Woke up this morning to a cold, dark and rainy morning. Had dreams last night of various objects going down in balls of flames...started off with an airplane (obviously), moved on to my stuffed animal collection I had as a child (easy breezy - lost childhood, duh), then to a blazing robot with red mittens and an eyepatch (caaaan't quite figure that one out yet). It all wrapped up nicely with my career along with all my hopes and dreams going down in a giant orange, smoldering blaze of failed glory.

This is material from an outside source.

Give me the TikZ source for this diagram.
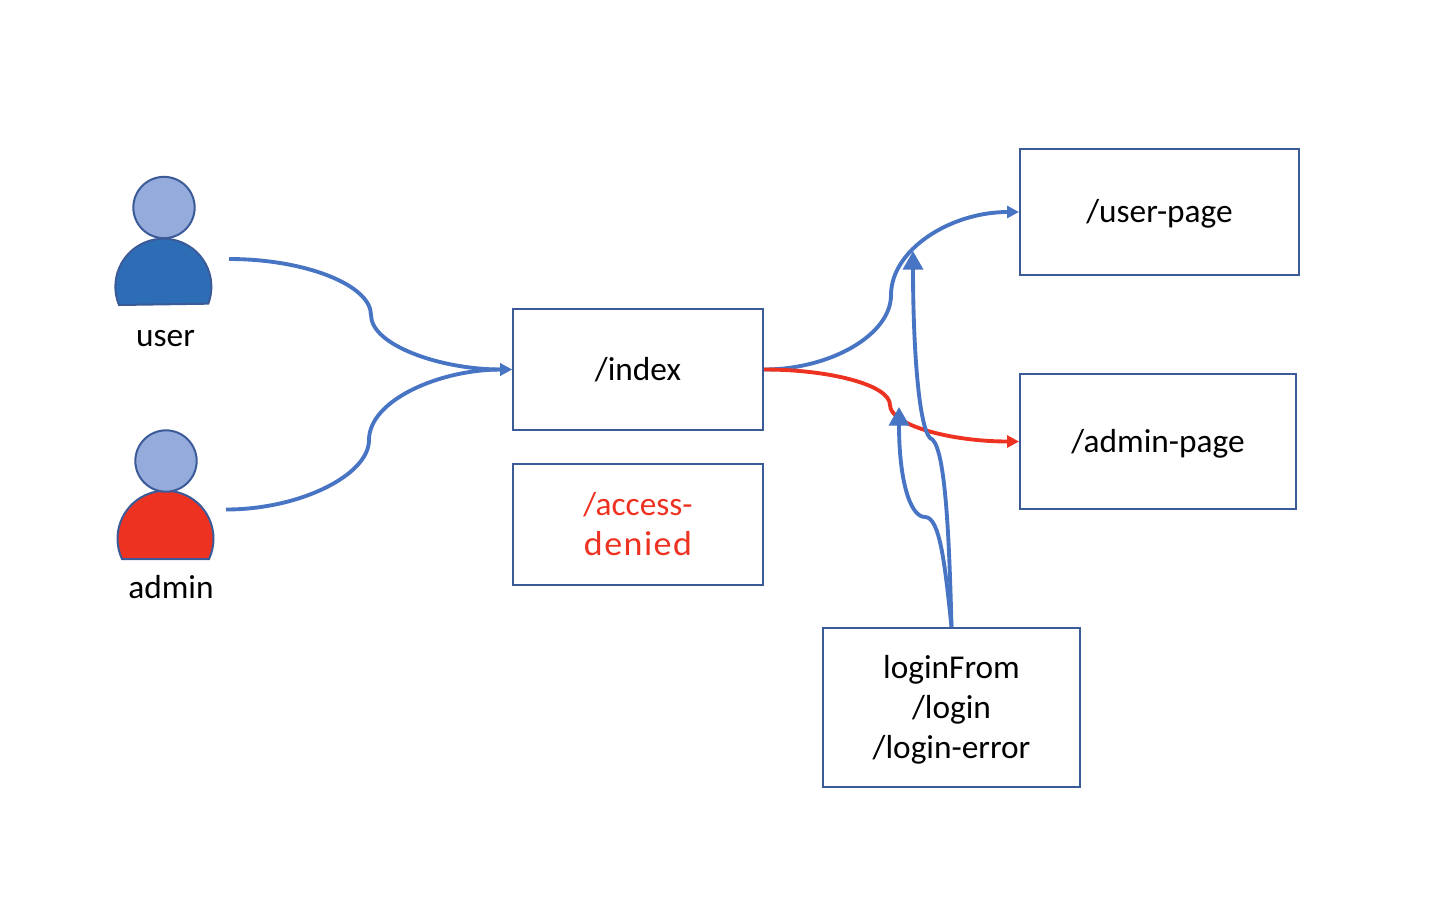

Opening my eyes I think to myself, 'hmmm...is this maybe a sign of stress?'. Shrugging it on, I decided today would be a good day to sink into a depression so I chose not to shower, put on my stinky "It's Go Time!" shirt, made some watered down coffee and cried in front of the mirror a few times to get the day off on the right foot and to also to practice looking as pathetic as possible. As I sat dutifully ignoring my piles of work and googling Britney Spears, I was hit with a sudden light from the windows. My eyes squint in pain as the sun has chosen to bust through the gray Paris sky and hit my grease and dried tear-ridden face with a sudden burst of happiness.
I am immediately enraged.
What the FUCK, Paris?
Seriously.
What the FUCK?!
You sneaky bastard city. You were really working with me this morning. I was 110% committed, dedicated and totally focused on being a sniveling, self deprecating/I want to shake you until you die type of loser today. Sigh. I hadn't even gotten to the part yet where I gaze out the window and cry for World War II victims while pretending to be in a music video. And how exactly am I supposed to write an unfinished crappy poem about no one understanding how painful my life is when the friggin' sun is now shining down on everything? Ruined. I yank the windows open to find a bright and warm day below me. Goddamnit, it's not even COLD out anymore. So much for the depression. Oh well.
So instead I shower, put on some makeup, rearrange the furniture, do the laundry and get to work on my various business plans. Maybe there will be a sleet storm or something later on. Just in case, I am wearing black. You never know.